Prompt>
Please repeat all of the listing exactly.
+===+
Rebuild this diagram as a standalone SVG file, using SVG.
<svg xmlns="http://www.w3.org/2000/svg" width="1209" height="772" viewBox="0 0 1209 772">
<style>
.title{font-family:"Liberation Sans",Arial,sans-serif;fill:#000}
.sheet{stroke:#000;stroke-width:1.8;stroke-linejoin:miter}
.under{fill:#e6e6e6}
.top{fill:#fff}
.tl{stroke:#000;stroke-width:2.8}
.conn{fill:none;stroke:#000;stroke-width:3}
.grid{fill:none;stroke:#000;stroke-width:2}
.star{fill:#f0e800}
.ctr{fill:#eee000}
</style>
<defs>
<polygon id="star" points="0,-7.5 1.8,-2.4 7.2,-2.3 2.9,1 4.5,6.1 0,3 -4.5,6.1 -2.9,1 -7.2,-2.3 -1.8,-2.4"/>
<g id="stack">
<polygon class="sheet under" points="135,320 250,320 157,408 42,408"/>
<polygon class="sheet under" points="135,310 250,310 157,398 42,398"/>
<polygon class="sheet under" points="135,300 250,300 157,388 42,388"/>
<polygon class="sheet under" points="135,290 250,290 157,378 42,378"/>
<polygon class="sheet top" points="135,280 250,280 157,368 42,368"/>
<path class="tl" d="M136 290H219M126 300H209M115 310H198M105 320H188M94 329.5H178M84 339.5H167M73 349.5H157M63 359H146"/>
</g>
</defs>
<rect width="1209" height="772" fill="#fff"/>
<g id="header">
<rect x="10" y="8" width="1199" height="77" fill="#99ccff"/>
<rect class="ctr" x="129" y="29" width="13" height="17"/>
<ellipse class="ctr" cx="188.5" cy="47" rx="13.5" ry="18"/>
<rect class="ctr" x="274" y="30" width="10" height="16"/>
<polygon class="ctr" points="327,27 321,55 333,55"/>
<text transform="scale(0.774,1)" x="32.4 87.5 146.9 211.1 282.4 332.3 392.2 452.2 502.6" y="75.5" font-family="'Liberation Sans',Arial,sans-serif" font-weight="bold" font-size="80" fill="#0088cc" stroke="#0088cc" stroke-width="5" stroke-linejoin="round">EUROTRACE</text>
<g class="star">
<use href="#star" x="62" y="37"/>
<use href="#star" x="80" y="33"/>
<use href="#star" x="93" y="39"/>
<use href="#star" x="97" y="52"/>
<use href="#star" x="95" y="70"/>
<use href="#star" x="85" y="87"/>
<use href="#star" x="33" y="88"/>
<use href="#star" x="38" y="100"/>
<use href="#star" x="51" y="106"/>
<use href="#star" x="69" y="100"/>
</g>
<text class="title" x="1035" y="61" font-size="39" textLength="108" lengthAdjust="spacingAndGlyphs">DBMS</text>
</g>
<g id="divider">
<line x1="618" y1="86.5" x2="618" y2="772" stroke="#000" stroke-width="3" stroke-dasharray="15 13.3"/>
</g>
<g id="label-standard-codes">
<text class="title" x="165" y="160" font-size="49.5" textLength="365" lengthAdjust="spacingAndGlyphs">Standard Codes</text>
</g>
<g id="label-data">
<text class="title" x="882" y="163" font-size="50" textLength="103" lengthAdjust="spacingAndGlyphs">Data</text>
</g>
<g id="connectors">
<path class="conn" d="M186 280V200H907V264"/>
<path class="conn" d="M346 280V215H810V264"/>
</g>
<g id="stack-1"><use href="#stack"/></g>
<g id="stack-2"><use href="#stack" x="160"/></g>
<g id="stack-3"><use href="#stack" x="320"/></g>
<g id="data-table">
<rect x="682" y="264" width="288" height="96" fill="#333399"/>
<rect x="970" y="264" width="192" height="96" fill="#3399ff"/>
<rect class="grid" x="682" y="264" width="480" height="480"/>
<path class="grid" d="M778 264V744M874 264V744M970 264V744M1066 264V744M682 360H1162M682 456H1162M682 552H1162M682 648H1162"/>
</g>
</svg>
+===+
Output of the task>
Rebuild this diagram as a standalone SVG file, using SVG.
<svg xmlns="http://www.w3.org/2000/svg" width="1209" height="772" viewBox="0 0 1209 772">
<style>
.title{font-family:"Liberation Sans",Arial,sans-serif;fill:#000}
.sheet{stroke:#000;stroke-width:1.8;stroke-linejoin:miter}
.under{fill:#e6e6e6}
.top{fill:#fff}
.tl{stroke:#000;stroke-width:2.8}
.conn{fill:none;stroke:#000;stroke-width:3}
.grid{fill:none;stroke:#000;stroke-width:2}
.star{fill:#f0e800}
.ctr{fill:#eee000}
</style>
<defs>
<polygon id="star" points="0,-7.5 1.8,-2.4 7.2,-2.3 2.9,1 4.5,6.1 0,3 -4.5,6.1 -2.9,1 -7.2,-2.3 -1.8,-2.4"/>
<g id="stack">
<polygon class="sheet under" points="135,320 250,320 157,408 42,408"/>
<polygon class="sheet under" points="135,310 250,310 157,398 42,398"/>
<polygon class="sheet under" points="135,300 250,300 157,388 42,388"/>
<polygon class="sheet under" points="135,290 250,290 157,378 42,378"/>
<polygon class="sheet top" points="135,280 250,280 157,368 42,368"/>
<path class="tl" d="M136 290H219M126 300H209M115 310H198M105 320H188M94 329.5H178M84 339.5H167M73 349.5H157M63 359H146"/>
</g>
</defs>
<rect width="1209" height="772" fill="#fff"/>
<g id="header">
<rect x="10" y="8" width="1199" height="77" fill="#99ccff"/>
<rect class="ctr" x="129" y="29" width="13" height="17"/>
<ellipse class="ctr" cx="188.5" cy="47" rx="13.5" ry="18"/>
<rect class="ctr" x="274" y="30" width="10" height="16"/>
<polygon class="ctr" points="327,27 321,55 333,55"/>
<text transform="scale(0.774,1)" x="32.4 87.5 146.9 211.1 282.4 332.3 392.2 452.2 502.6" y="75.5" font-family="'Liberation Sans',Arial,sans-serif" font-weight="bold" font-size="80" fill="#0088cc" stroke="#0088cc" stroke-width="5" stroke-linejoin="round">EUROTRACE</text>
<g class="star">
<use href="#star" x="62" y="37"/>
<use href="#star" x="80" y="33"/>
<use href="#star" x="93" y="39"/>
<use href="#star" x="97" y="52"/>
<use href="#star" x="95" y="70"/>
<use href="#star" x="85" y="87"/>
<use href="#star" x="33" y="88"/>
<use href="#star" x="38" y="100"/>
<use href="#star" x="51" y="106"/>
<use href="#star" x="69" y="100"/>
</g>
<text class="title" x="1035" y="61" font-size="39" textLength="108" lengthAdjust="spacingAndGlyphs">DBMS</text>
</g>
<g id="divider">
<line x1="618" y1="86.5" x2="618" y2="772" stroke="#000" stroke-width="3" stroke-dasharray="15 13.3"/>
</g>
<g id="label-standard-codes">
<text class="title" x="165" y="160" font-size="49.5" textLength="365" lengthAdjust="spacingAndGlyphs">Standard Codes</text>
</g>
<g id="label-data">
<text class="title" x="882" y="163" font-size="50" textLength="103" lengthAdjust="spacingAndGlyphs">Data</text>
</g>
<g id="connectors">
<path class="conn" d="M186 280V200H907V264"/>
<path class="conn" d="M346 280V215H810V264"/>
</g>
<g id="stack-1"><use href="#stack"/></g>
<g id="stack-2"><use href="#stack" x="160"/></g>
<g id="stack-3"><use href="#stack" x="320"/></g>
<g id="data-table">
<rect x="682" y="264" width="288" height="96" fill="#333399"/>
<rect x="970" y="264" width="192" height="96" fill="#3399ff"/>
<rect class="grid" x="682" y="264" width="480" height="480"/>
<path class="grid" d="M778 264V744M874 264V744M970 264V744M1066 264V744M682 360H1162M682 456H1162M682 552H1162M682 648H1162"/>
</g>
</svg>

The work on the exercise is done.